We all get lazy sometimes.
You may have taken a big step by cold calling or pitching yourself via e-mail to someone new. Maybe you even walked into a local establishment to talk with a business owner face-to-face. You feel like a breakthrough is coming. And as I always suggest, you should celebrate any small victory to balance the inevitable tough times when you work for yourself.
But then you wait.
Days or weeks go by, and you’re wondering, “why haven’t they made a decision?”
The reality of the situation is that prospective clients don’t know you well enough. As much as you know you can help them, they have 1000 other problems that are consuming their mind.
Just like you and I, they get lazy, and they forget.
The only way to break through and grab their attention is by following up.
Sometimes I feel like I’m bothering someone when I do this, but if you keep the interaction brief, it’s never the case.
If they are busy, they will just ignore your follow-up. Then you can follow up again until you get a final answer.
How I Landed Work with a Follow Up
A few years ago when smartphone apps started taking over the world, I would download new ones every week and test them out.

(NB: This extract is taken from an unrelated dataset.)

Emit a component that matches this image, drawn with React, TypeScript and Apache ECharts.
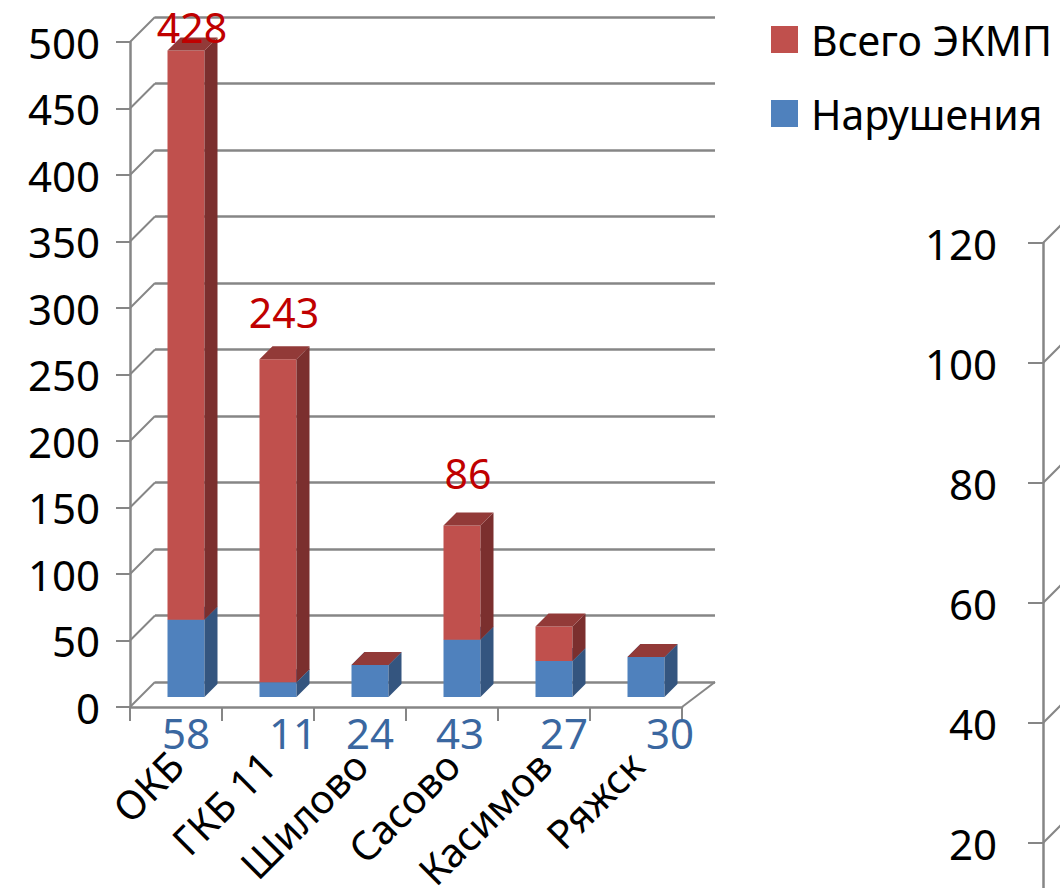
import React, { useEffect, useRef } from "react";
import * as echarts from "echarts";

const categories = ["ОКБ", "ГКБ 11", "Шилово", "Сасово", "Касимов", "Ряжск"];
const violations = [58, 11, 24, 43, 27, 30]; // Нарушения
const totalEkmp = [428, 243, 0, 86, 26, 0]; // Всего ЭКМП (stacked on top)
const leftTicks = [0, 50, 100, 150, 200, 250, 300, 350, 400, 450, 500];
const rightTicks = [0, 20, 40, 60, 80, 100, 120];

// label style tweaks (pixel offsets only)
const blueLabelDx = [0, 15, 0, -2, 10, 24];
const redLabelLift = [24, 47, 30, 52, 30, 30];

const FONT = "Noto Sans";
const GRID_COLOR = "#868686";
const DX = 25;
const DY = -25;
const BX = 10;
const BY = -10;
const BW = 37;
const BD = 13;

const BLUE = { front: "#4F81BD", side: "#34557F", top: "#3F6A9E" };
const RED = { front: "#C0504D", side: "#7B2F2E", top: "#923A38" };

function makeBarRender(col: typeof BLUE, isRed: boolean) {
  return (params: any, api: any) => {
    const i = api.value(0);
    const base = api.value(1);
    const val = api.value(2);
    const pb = api.coord([i, base]);
    const pt = api.coord([i, base + val]);
    const p0 = api.coord([i, 0]);
    const cx = pb[0] + BX;
    const yb = pb[1] + BY;
    const yt = pt[1] + BY;
    const x0 = cx - BW / 2;
    const x1 = cx + BW / 2;
    const children: any[] = [
      {
        type: "rect",
        shape: { x: x0, y: yt, width: BW, height: Math.max(0, yb - yt) },
        style: { fill: col.front },
      },
      {
        type: "polygon",
        shape: { points: [[x1, yb], [x1 + BD, yb - BD], [x1 + BD, yt - BD], [x1, yt]] },
        style: { fill: col.side },
      },
      {
        type: "polygon",
        shape: { points: [[x0, yt], [x1, yt], [x1 + BD, yt - BD], [x0 + BD, yt - BD]] },
        style: { fill: col.top },
      },
    ];
    if (isRed) {
      if (val >= 50) {
        children.push({
          type: "text",
          x: cx + 6,
          y: yt - redLabelLift[i],
          style: {
            text: String(val),
            fill: "#C00000",
            fontSize: 41,
            fontFamily: FONT,
            align: "center",
            verticalAlign: "middle",
          },
        });
      }
    } else {
      children.push({
        type: "text",
        x: cx + blueLabelDx[i],
        y: p0[1] + 25,
        style: {
          text: String(val),
          fill: "#3A67A0",
          fontSize: 42,
          fontFamily: FONT,
          align: "center",
          verticalAlign: "middle",
        },
      });
    }
    return { type: "group", children };
  };
}

function diagRender(withFloorEdge: boolean, backWidth: number) {
  return (params: any, api: any) => {
    const v = api.value(0);
    const cs = params.coordSys;
    const y = api.coord([0, v])[1];
    const children: any[] = [
      {
        type: "line",
        shape: { x1: cs.x, y1: y, x2: cs.x + DX, y2: y + DY },
        style: { stroke: GRID_COLOR, lineWidth: 2 },
      },
    ];
    if (withFloorEdge && v === 0) {
      children.push({
        type: "line",
        shape: { x1: cs.x + cs.width, y1: y, x2: cs.x + DX + backWidth, y2: y + DY },
        style: { stroke: GRID_COLOR, lineWidth: 2 },
      });
    }
    return { type: "group", children };
  };
}

export default function App() {
  const ref = useRef<HTMLDivElement>(null);
  useEffect(() => {
    if (!ref.current) return;
    const chart = echarts.init(ref.current, null, { renderer: "svg" });
    const backWidth = 560;
    chart.setOption({
      animation: false,
      backgroundColor: "#ffffff",
      textStyle: { fontFamily: FONT },
      legend: {
        orient: "vertical",
        left: 771,
        top: 19,
        itemWidth: 27,
        itemHeight: 27,
        itemGap: 33,
        icon: "rect",
        padding: 0,
        data: ["Всего ЭКМП", "Нарушения"],
        textStyle: {
          fontSize: 41,
          color: "#000",
          fontFamily: FONT,
          lineHeight: 27,
          padding: [0, 0, 0, 8],
        },
      },
      grid: [
        { left: 130, top: 42, width: 552, height: 665, outerBoundsMode: "none", containLabel: false },
        { left: 130 + DX, top: 42 + DY, width: backWidth, height: 665, outerBoundsMode: "none", containLabel: false },
        { left: 1043, top: 243, width: 200, height: 720, outerBoundsMode: "none", containLabel: false },
      ],
      xAxis: [
        {
          gridIndex: 0,
          type: "category",
          data: categories,
          axisLine: { lineStyle: { color: GRID_COLOR, width: 2.5 } },
          axisTick: { show: true, length: 14, lineStyle: { color: GRID_COLOR, width: 2 } },
          axisLabel: {
            rotate: 45,
            interval: 0,
            margin: 51,
            fontSize: 40,
            color: "#000",
            fontFamily: FONT,
          },
        },
        { gridIndex: 1, type: "category", data: categories, show: false },
        { gridIndex: 2, type: "category", data: [""], show: false },
      ],
      yAxis: [
        {
          gridIndex: 0,
          type: "value",
          min: 0,
          max: 500,
          interval: 50,
          axisLine: { show: true, lineStyle: { color: GRID_COLOR, width: 2.5 } },
          axisTick: { show: true, length: 14, lineStyle: { color: GRID_COLOR, width: 2 } },
          splitLine: { show: false },
          axisLabel: { fontSize: 42, color: "#000", margin: 30, fontFamily: FONT },
        },
        {
          gridIndex: 1,
          type: "value",
          min: 0,
          max: 500,
          interval: 50,
          axisLine: { show: false },
          axisTick: { show: false },
          axisLabel: { show: false },
          splitLine: { show: true, lineStyle: { color: GRID_COLOR, width: 2.5 } },
        },
        {
          gridIndex: 2,
          type: "value",
          min: 0,
          max: 120,
          interval: 20,
          axisLine: { show: true, lineStyle: { color: GRID_COLOR, width: 2.5 } },
          axisTick: { show: true, length: 15, lineStyle: { color: GRID_COLOR, width: 2 } },
          splitLine: { show: false },
          axisLabel: {
            fontSize: 42,
            color: "#000",
            margin: 46,
            fontFamily: FONT,
            showMinLabel: false,
          },
        },
      ],
      series: [
        {
          type: "custom",
          name: "diag-left",
          xAxisIndex: 0,
          yAxisIndex: 0,
          data: leftTicks.map((v) => [v]),
          encode: { y: 0 },
          renderItem: diagRender(true, backWidth),
          silent: true,
          clip: false,
          z: 2,
        },
        {
          type: "custom",
          name: "diag-right",
          xAxisIndex: 2,
          yAxisIndex: 2,
          data: rightTicks.map((v) => [v]),
          encode: { y: 0 },
          renderItem: diagRender(false, 0),
          silent: true,
          clip: false,
          z: 2,
        },
        {
          type: "custom",
          name: "Нарушения",
          xAxisIndex: 0,
          yAxisIndex: 0,
          itemStyle: { color: BLUE.front },
          data: categories.map((_, i) => [i, 0, violations[i]]),
          encode: { x: 0, y: 2 },
          renderItem: makeBarRender(BLUE, false),
          clip: false,
          z: 10,
        },
        {
          type: "custom",
          name: "Всего ЭКМП",
          xAxisIndex: 0,
          yAxisIndex: 0,
          itemStyle: { color: RED.front },
          data: categories.map((_, i) => [i, violations[i], totalEkmp[i]]),
          encode: { x: 0, y: 2 },
          renderItem: makeBarRender(RED, true),
          clip: false,
          z: 11,
        },
      ],
    });
    return () => chart.dispose();
  }, []);
  return (
    <div
      ref={ref}
      style={{ position: "absolute", left: 0, top: 0, width: 1060, height: 888 }}
    />
  );
}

One of these apps was called Zaarly, which was like Craigslist for jobs that were posted on a map, so you could work with local freelancers. Zaarly still exists, although they have shifted their focus to home service experts only (hint: there is money in that industry).
I responded to an ad for a woman who needed help with her WordPress websites for her tutoring and coaching businesses.
She sent me an e-mail with her requested updates, and I responded with my ideas and a quote.
She ultimately decided to choose someone else…
However, given my tech background, I noticed that she had malware on her web host which was causing redirects to a Russian website when certain links were clicked.
Instead of moving on, I decided to inform her of this and recommend that she let me take care of diagnosing the problems so we could get her website cleaned up.
She was hesitant because her (uninformed) website hosting support representative told her the problem was on my end.
I knew that wasn’t the case, and I responded strongly! Thankfully, she realized the severity of her issue.
After going back and forth, she wanted to speak with me on the phone to make sure I was a real human before she gave me her account information.
Within a day, I began working to fix her issue and she sent me money through PayPal.
As always, you have to take away the little nuggets that help you moving forward.
This is what I learned from the experience:
Yea, it sounds simple enough. But it’s overlooked and goes a long way. In my communication with her, I showed as much attention to her problem as I would if it were one of my websites. My #1 priority was helping her, not making money.
I wasn’t surprised when I got the job (and future work from her) because I kept in touch and followed up on multiple occasions.
Utilize Your Strengths
This was a problem that not everyone would be able to easily solve. But I’d like to think I’m creative with website issues, so finding a workaround wasn’t too difficult. While you want to round out your skills, it’s important to know what you are best at and make that a core focus.
Learn Your True Passions
It’s OK to take on a job that you don’t fully understand, because you may uncover a passion. On the opposite end of the spectrum, you may be passionate about a subject then lose it over time. But you’ll only know your passions by doing. In this instance, while I successfully handled her issue, I had no long-term interest in being the “malware fix” guy!
If I wasn’t downloading and playing around with new apps, I never would have uncovered this freelance opportunity. All marketing is trying new things and seeing what works. The more you attempt, the better your chance of striking gold. Don’t rely on one method to find new clients.
It can be small jobs like this which turn into relationships that catapult you to the next level of your home business.
So don’t quit when you’re halfway there. Keep working hard, keep making connections, and always follow up to squeeze the most out of your efforts.